> **Exercise prompt**
Quote the listing below in its entirety, omitting every image.

> **Supplied data**
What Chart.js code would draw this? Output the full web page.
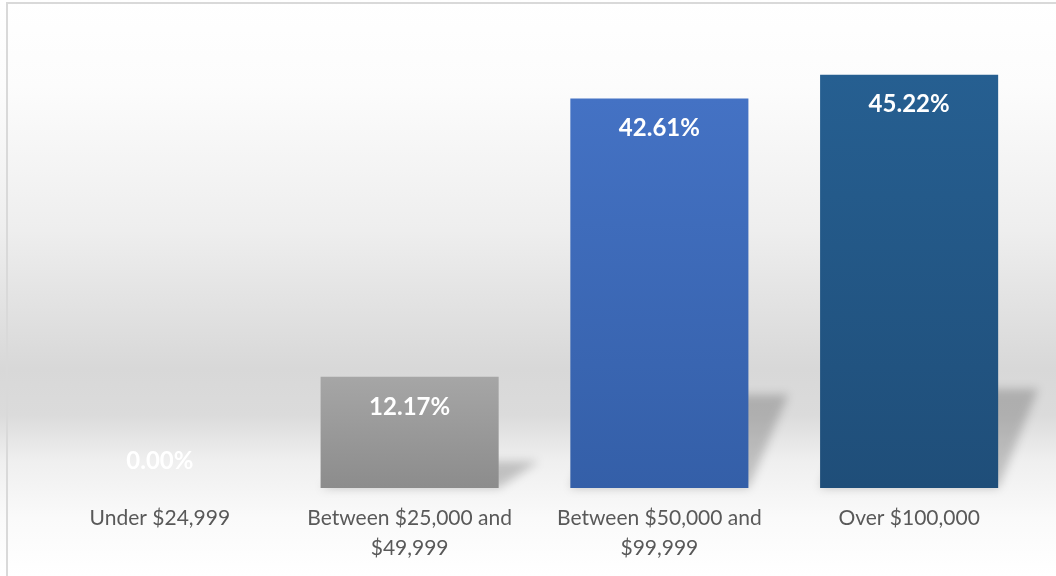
<!DOCTYPE html>
<html>
<head>
<meta charset="utf-8">
<script src="https://cdn.jsdelivr.net/npm/chart.js@4.4.1/dist/chart.umd.min.js"></script>
<style>
  html, body { margin: 0; padding: 0; background: #fff; }
  #wrap { width: 1056px; height: 576px; }
</style>
</head>
<body>
<div id="wrap"><canvas id="incomeChart" width="1056" height="576"></canvas></div>
<script>
const categories = [
  'Under $24,999',
  ['Between $25,000 and', '$49,999'],
  ['Between $50,000 and', '$99,999'],
  'Over $100,000'
];
const shares = [0.00, 12.17, 42.61, 45.22];
const topColors = ['#a6a6a6', '#a6a6a6', '#4472c4', '#265f91'];
const bottomColors = ['#8c8c8c', '#8c8c8c', '#345fa8', '#1f4e79'];

// chart background + frame
const backdrop = {
  id: 'backdrop',
  beforeDraw(chart) {
    const ctx = chart.ctx;
    const g = ctx.createLinearGradient(0, 0, 0, chart.height);
    g.addColorStop(0, '#ffffff');
    g.addColorStop(0.15, '#fcfcfc');
    g.addColorStop(0.4, '#eeeeee');
    g.addColorStop(0.64, '#d8d8d8');
    g.addColorStop(0.72, '#dbdbdb');
    g.addColorStop(0.8, '#efefef');
    g.addColorStop(0.9, '#fafafa');
    g.addColorStop(1, '#ffffff');
    ctx.save();
    ctx.fillStyle = g;
    ctx.fillRect(0, 0, chart.width, chart.height);
    ctx.strokeStyle = '#d9d9d9';
    ctx.lineWidth = 2;
    ctx.beginPath();
    ctx.moveTo(7, chart.height);
    ctx.lineTo(7, 3);
    ctx.lineTo(chart.width, 3);
    ctx.stroke();
    ctx.restore();
  }
};

// perspective shadow behind each bar
const barShadow = {
  id: 'barShadow',
  beforeDatasetsDraw(chart) {
    const ctx = chart.ctx;
    const meta = chart.getDatasetMeta(0);
    ctx.save();
    ctx.filter = 'blur(5px)';
    ctx.fillStyle = 'rgba(0,0,0,0.2)';
    meta.data.forEach(bar => {
      const h = bar.base - bar.y;
      if (h <= 0) return;
      const x0 = bar.x - bar.width / 2, x1 = bar.x + bar.width / 2;
      const sh = h * 0.24, off = 40;
      ctx.beginPath();
      ctx.moveTo(x0, bar.base);
      ctx.lineTo(x1, bar.base);
      ctx.lineTo(x1 + off, bar.base - sh);
      ctx.lineTo(x0 + off, bar.base - sh);
      ctx.closePath();
      ctx.fill();
    });
    ctx.restore();
  }
};

// value labels, inside end
const valueLabels = {
  id: 'valueLabels',
  afterDatasetsDraw(chart) {
    const ctx = chart.ctx;
    const meta = chart.getDatasetMeta(0);
    ctx.save();
    ctx.font = 'bold 24px Lato';
    ctx.fillStyle = '#ffffff';
    ctx.textAlign = 'center';
    ctx.textBaseline = 'middle';
    meta.data.forEach((bar, i) => {
      const y = Math.min(bar.y + 30, bar.base - 27);
      ctx.fillText(shares[i].toFixed(2) + '%', bar.x, y);
    });
    ctx.restore();
  }
};

document.addEventListener('DOMContentLoaded', () => {
  const ctx = document.getElementById('incomeChart').getContext('2d');

  new Chart(ctx, {
    type: 'bar',
    data: {
      labels: categories,
      datasets: [{
        data: shares,
        backgroundColor: (c) => {
          const chart = c.chart;
          if (!chart.chartArea || c.dataIndex === undefined) return topColors[c.dataIndex || 0];
          const y = chart.scales.y;
          const top = y.getPixelForValue(shares[c.dataIndex]);
          const base = y.getPixelForValue(0);
          if (base - top < 1) return topColors[c.dataIndex];
          const g = chart.ctx.createLinearGradient(0, top, 0, base);
          g.addColorStop(0, topColors[c.dataIndex]);
          g.addColorStop(1, bottomColors[c.dataIndex]);
          return g;
        },
        borderWidth: 0,
        barPercentage: 0.713,
        categoryPercentage: 1
      }]
    },
    options: {
      responsive: false,
      animation: false,
      layout: { padding: { left: 35, right: 22, top: 31, bottom: 0 } },
      plugins: {
        legend: { display: false },
        tooltip: { enabled: false }
      },
      scales: {
        x: {
          grid: { display: false, drawTicks: false },
          border: { display: false },
          ticks: {
            color: '#595959',
            font: { family: 'Lato', size: 21, lineHeight: 1.43 },
            padding: 15,
            maxRotation: 0,
            autoSkip: false
          },
          afterFit(scale) { scale.height = 88; }
        },
        y: {
          display: false,
          min: 0,
          max: 50
        }
      }
    },
    plugins: [backdrop, barShadow, valueLabels]
  });
});
</script>
</body>
</html>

> **Reply to the task**
What Chart.js code would draw this? Output the full web page.
<!DOCTYPE html>
<html>
<head>
<meta charset="utf-8">
<script src="https://cdn.jsdelivr.net/npm/chart.js@4.4.1/dist/chart.umd.min.js"></script>
<style>
  html, body { margin: 0; padding: 0; background: #fff; }
  #wrap { width: 1056px; height: 576px; }
</style>
</head>
<body>
<div id="wrap"><canvas id="incomeChart" width="1056" height="576"></canvas></div>
<script>
const categories = [
  'Under $24,999',
  ['Between $25,000 and', '$49,999'],
  ['Between $50,000 and', '$99,999'],
  'Over $100,000'
];
const shares = [0.00, 12.17, 42.61, 45.22];
const topColors = ['#a6a6a6', '#a6a6a6', '#4472c4', '#265f91'];
const bottomColors = ['#8c8c8c', '#8c8c8c', '#345fa8', '#1f4e79'];

// chart background + frame
const backdrop = {
  id: 'backdrop',
  beforeDraw(chart) {
    const ctx = chart.ctx;
    const g = ctx.createLinearGradient(0, 0, 0, chart.height);
    g.addColorStop(0, '#ffffff');
    g.addColorStop(0.15, '#fcfcfc');
    g.addColorStop(0.4, '#eeeeee');
    g.addColorStop(0.64, '#d8d8d8');
    g.addColorStop(0.72, '#dbdbdb');
    g.addColorStop(0.8, '#efefef');
    g.addColorStop(0.9, '#fafafa');
    g.addColorStop(1, '#ffffff');
    ctx.save();
    ctx.fillStyle = g;
    ctx.fillRect(0, 0, chart.width, chart.height);
    ctx.strokeStyle = '#d9d9d9';
    ctx.lineWidth = 2;
    ctx.beginPath();
    ctx.moveTo(7, chart.height);
    ctx.lineTo(7, 3);
    ctx.lineTo(chart.width, 3);
    ctx.stroke();
    ctx.restore();
  }
};

// perspective shadow behind each bar
const barShadow = {
  id: 'barShadow',
  beforeDatasetsDraw(chart) {
    const ctx = chart.ctx;
    const meta = chart.getDatasetMeta(0);
    ctx.save();
    ctx.filter = 'blur(5px)';
    ctx.fillStyle = 'rgba(0,0,0,0.2)';
    meta.data.forEach(bar => {
      const h = bar.base - bar.y;
      if (h <= 0) return;
      const x0 = bar.x - bar.width / 2, x1 = bar.x + bar.width / 2;
      const sh = h * 0.24, off = 40;
      ctx.beginPath();
      ctx.moveTo(x0, bar.base);
      ctx.lineTo(x1, bar.base);
      ctx.lineTo(x1 + off, bar.base - sh);
      ctx.lineTo(x0 + off, bar.base - sh);
      ctx.closePath();
      ctx.fill();
    });
    ctx.restore();
  }
};

// value labels, inside end
const valueLabels = {
  id: 'valueLabels',
  afterDatasetsDraw(chart) {
    const ctx = chart.ctx;
    const meta = chart.getDatasetMeta(0);
    ctx.save();
    ctx.font = 'bold 24px Lato';
    ctx.fillStyle = '#ffffff';
    ctx.textAlign = 'center';
    ctx.textBaseline = 'middle';
    meta.data.forEach((bar, i) => {
      const y = Math.min(bar.y + 30, bar.base - 27);
      ctx.fillText(shares[i].toFixed(2) + '%', bar.x, y);
    });
    ctx.restore();
  }
};

document.addEventListener('DOMContentLoaded', () => {
  const ctx = document.getElementById('incomeChart').getContext('2d');

  new Chart(ctx, {
    type: 'bar',
    data: {
      labels: categories,
      datasets: [{
        data: shares,
        backgroundColor: (c) => {
          const chart = c.chart;
          if (!chart.chartArea || c.dataIndex === undefined) return topColors[c.dataIndex || 0];
          const y = chart.scales.y;
          const top = y.getPixelForValue(shares[c.dataIndex]);
          const base = y.getPixelForValue(0);
          if (base - top < 1) return topColors[c.dataIndex];
          const g = chart.ctx.createLinearGradient(0, top, 0, base);
          g.addColorStop(0, topColors[c.dataIndex]);
          g.addColorStop(1, bottomColors[c.dataIndex]);
          return g;
        },
        borderWidth: 0,
        barPercentage: 0.713,
        categoryPercentage: 1
      }]
    },
    options: {
      responsive: false,
      animation: false,
      layout: { padding: { left: 35, right: 22, top: 31, bottom: 0 } },
      plugins: {
        legend: { display: false },
        tooltip: { enabled: false }
      },
      scales: {
        x: {
          grid: { display: false, drawTicks: false },
          border: { display: false },
          ticks: {
            color: '#595959',
            font: { family: 'Lato', size: 21, lineHeight: 1.43 },
            padding: 15,
            maxRotation: 0,
            autoSkip: false
          },
          afterFit(scale) { scale.height = 88; }
        },
        y: {
          display: false,
          min: 0,
          max: 50
        }
      }
    },
    plugins: [backdrop, barShadow, valueLabels]
  });
});
</script>
</body>
</html>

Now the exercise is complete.